Karl Marx’s theory of Alienation: A Critique
Karl Heinrich Marx, considered to be one of the most influential thinkers in human history, devoted his life to an academic pursuit- studying history through ages, observing what have been the underlying problems mankind has faced and coming out with a new framework which would provide solutions to these issues. A gigantic task indeed to undertake; a task that demands an intellectual command not just on the science of political philosophy and economics, but also history, society, law and almost everything that affects, or has affected in past, human lives.
When one looks at the extensive study that Marx, along with Engel, had put in his works-like the German Ideology and the Communist Manifesto, one comes across the expanse of his coverage and an equivalent depth of looking at individual issues. To criticize his theories as remarkably well as he expounded upon them, one needs to be of an equal, if not more, stature with a clarity and insight that’s conspicuously present all over his works.
However, it is possible to criticize by putting his works to test in the context of how the world has progressed thenceforth, and whether the current-day face of the world lies in accordance with his works and predictions. I, thereby, follow this course of analysis in this essay.
I would concentrate on the concept of Alienation which in part, forms the core foundation of his subsequent works. As Marx analyzes, under Capitalism, because of the inherent working conditions of laborers, alienation surrounds workers’ lives and leads to their exploitation. I briefly describe his notion of alienation and then analyze it from different perspectives and see if the solutions that Marx provides in the Communist Manifesto, would really succeed in combating this issue. I then, attempt to study how the current day societies are probably not as worse off as Marx had predicted, and hence, there might be something missing in his prognosis.
Alienation
In his writings throughout, Marx is found to be considering labor as not just another physical act, but a conscious one. Through labor, he believes, human beings, first of all, derive their subsistence and survival; secondly, establish a relationship with their productive powers and hence affirm themselves; and thirdly, form a connection with nature and realize that throughproductive labor, they can build upon the raw nature and use it in their lives. Thus, labor doesn’t merely remain a physical act, but also one that brings self-actualization.

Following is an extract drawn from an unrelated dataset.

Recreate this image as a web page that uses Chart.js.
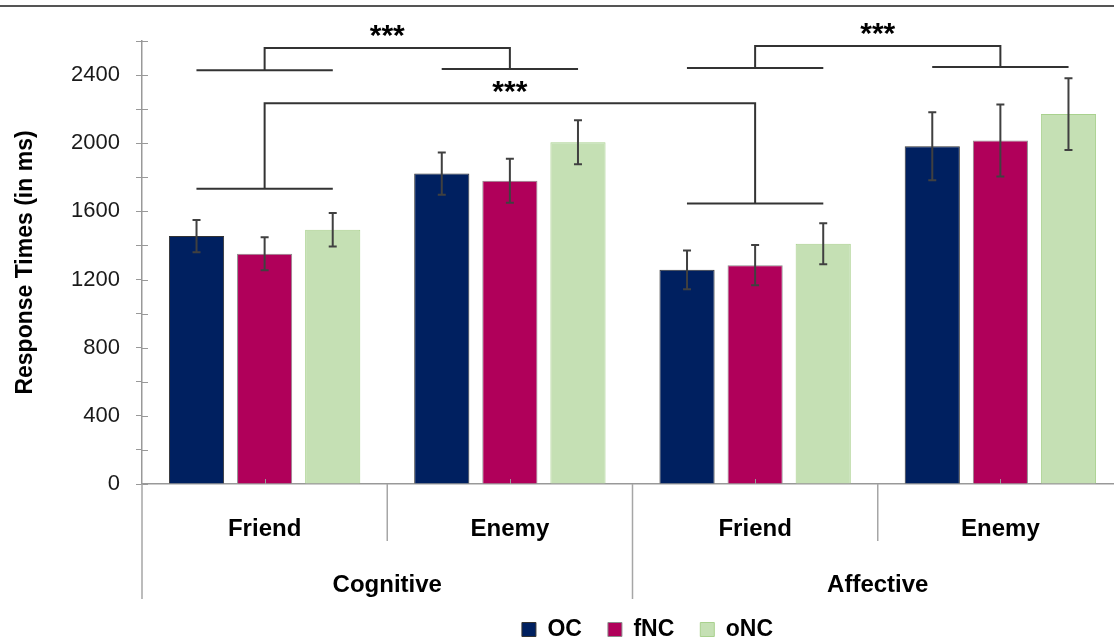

When he compares the situations under feudal and capitalistic societies, he finds that unlike in the former where ‘what laborers produce not only has immediate use value to them but it affirms their relationship to themselves in their own productive powers’; production in the latter, to say the least, is sent to the medium of exchange called market and thus the product of labor is not for the laborer’s use but for someone else’s. Already, the means of production are under external ownership and hence this makes both the purpose and result of labor appear external to the worker. This, as he calls, is the worker’s alienation from the product. When the workers engage in such labor, they lose their ability to affirm their being and define their self-existence. In his words,
“the worker only feels himself outside his work and in his work, feels outside himself… as a result, he no longer feels to be freely active in any but his animal functions- eating, drinking, procreating, or at most in his dwelling or in dressing up”
Thus, this is according to Marx, an alienation from productive activity, through which the worker’s life becomes animalistic in its look and feel. As the workers start engaging freely only in animalistic functions, there develops a hiatus between them and their species being. What distinguishes humans from animals, Marx believes, is their ability to think of themselves as conscious beings. And in capitalistic society, the worker, he says, ends up blurring this distinction. This is the alienation from species being. As the people are ‘compelled’ under capitalism to be isolated and pursue their private interests for personal gain, they enter into competition with each other, remaining no more ‘collective beings’. Also, the fact, that they make another class the beneficiary of the product of their labor, further separates them. This is the final type of alienation in Marx’s views, called alienation from fellow humans.
Now I’d attempt to analyze Marx’s take on this concept of alienation.
Marx’s first attack on alienation in capitalism is that what the workers produce is not their own but the capitalist’s. Receding back to the primitive feudal times where one produces what one uses or vice-versa cannot obviously be a pragmatic solution and neither Marx suggests it. In the Manifesto he talks of demands for the interim phase (i.e. before communism is fully attained) like abolishing private property rights, inheritance rights, bringing in state ownership, etc. Having state owned institutions might bring in some sense of ownership (even that becomes questionable in large population areas), but still, exchange (i.e. the product being sold into the market) would still be the ‘dominant social relation’ and hence, alienation from product would still exist.
The ownership issue, he suggests, should be tackled via bringing state ownership over property and resources. Now this is subject to debate as the states might turn into autocratic regimes or monopolistic economic giants, thereby harming the interests of other private players and small scale entrepreneurs. This would have its own implications. When he says,
“…as the means of production become the property of one class, they stand over and against the workers and are opposed to them as an alien thing”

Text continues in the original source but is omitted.